Paradoxically, not only has Trump influenced definitions of feminism that circulate in popular culture but also injected women worldwide with a renewed sense of solidarity and political involvement, of which The 2017 Women’s March was the most evident but not the only sign. The changes at the centre of the political stage in the US focused many feminists’ agenda away from the politics of lifestyle to more collective, intersectional and global approaches to women’s rights. Although Fourth Wave Feminism (Munro 2013, Rivers 2017, Chamberlain 2018) often remains focused on politics of difference rather than on women’s coalition, there has been a significant shift from post-feminist approaches (Barrett 2000) towards what bell hooks once labelled ‘strategic essentialism’. (2009) Women have been brought together despite other social and geographical divisions, to fight for their collective causes in more radicalised and politicised ways.

In their ‘Preface’, the authors of Together We Rise declare: ‘What happens now, of course, is up to all of us. It was a march, but it was also a first step’. (2018) Although many feminists changed their tactics, which resulted in growing engagement with women’s rights activism and the sharp rise of awareness when it comes to hidden gender inequality, it cannot be denied that neither did the backlash against feminism disappear nor did faux feminism and pitbull feminism. There still exist complacent women’s initiatives who align themselves with conservative politics, for example, the self-centred, socially insensitive group using Twitter account @WomenforTrump who define themselves as the ‘voice of smart, independent women’. Although such groups still attract followers, a substantial majority of women in the west, albeit with a different degree of radicalism, tend to demonstrate support or at least sympathy for collective women’s rights activism.

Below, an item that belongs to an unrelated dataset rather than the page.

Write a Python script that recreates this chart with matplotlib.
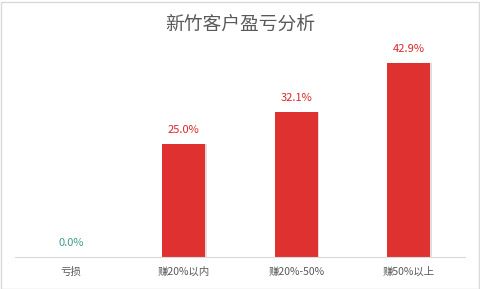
import numpy as np
import matplotlib.pyplot as plt
from matplotlib.patches import Rectangle

plt.rcParams['font.family'] = ['Noto Sans CJK SC', 'DejaVu Sans']

categories = ['亏损', '赚20%以内', '赚20%-50%', '赚50%以上']
values = [0.0, 25.0, 32.1, 42.9]
label_colors = ['#3f9a8c', '#d9262b', '#d9262b', '#d9262b']

fig = plt.figure(figsize=(4.8, 2.89), dpi=100)
ax = fig.add_axes([15/480, 1 - 257/289, 450/480, 207/289])

x = np.arange(len(categories))
# soft shadow on the right of each bar
ax.bar(x + 0.015, values, width=0.38, color='#c8c8c8', alpha=0.6, zorder=1)
ax.bar(x, values, width=0.38, color='#e03131', zorder=2)

for xi, v, c in zip(x, values, label_colors):
    ax.text(xi, v + 2.0, f'{v:.1f}%', ha='center', va='bottom',
            fontsize=8, color=c)

ax.set_xlim(-0.5, 3.5)
ax.set_ylim(0, 45.8)
ax.set_xticks(x)
ax.set_xticklabels(categories, fontsize=7.5, color='#595959')
ax.tick_params(axis='x', length=0, pad=7)
ax.set_yticks([])
for s in ['top', 'right', 'left']:
    ax.spines[s].set_visible(False)
ax.spines['bottom'].set_color('#d9d9d9')

fig.text(0.5, 1 - 24/289, '新竹客户盈亏分析', ha='center', va='center',
         fontsize=13.5, color='#595959')

fig.patches.append(Rectangle((0.5/480, 0.5/289), 478/480, 287/289,
                             transform=fig.transFigure, fill=False,
                             edgecolor='#d9d9d9', linewidth=1))

fig.savefig('out.png', dpi=100)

What Trump made us aware of is that ‘[c]omplacency is not an option, and so we surge forward anew’, as stated on the official website of ‘Women’s March on London’. While reporting on the 2018 Women’s Anniversary Marches that happened on 20 January in 34 countries, their sister site ‘Women’s March Global’ also introduced a new slogan: ‘Look Back March Forward’, possibly the best and the most succinct expression of the current women’s rights orientation. Today’s feminists seem to have learnt from past mistakes and triumphs, and the majority agree to work together for a better future for women across the globe. Of course, the meaning of feminism is always subject to interpretation. However, the current and the most productive version of women’s rights activism—as the past few years have shown—is the one that builds on strategic unity, radical political attitudes and open promotion of gender equality, as well as on collective, intersectional and transnational approaches. As much as there is space for tactics of empowerment through lifestyle choices that can have educational value, particularly for younger generations, to emancipate women from restrictive patriarchal expectations and to end sexist discrimination worldwide, this new feminist renaissance needs to continue as a movement.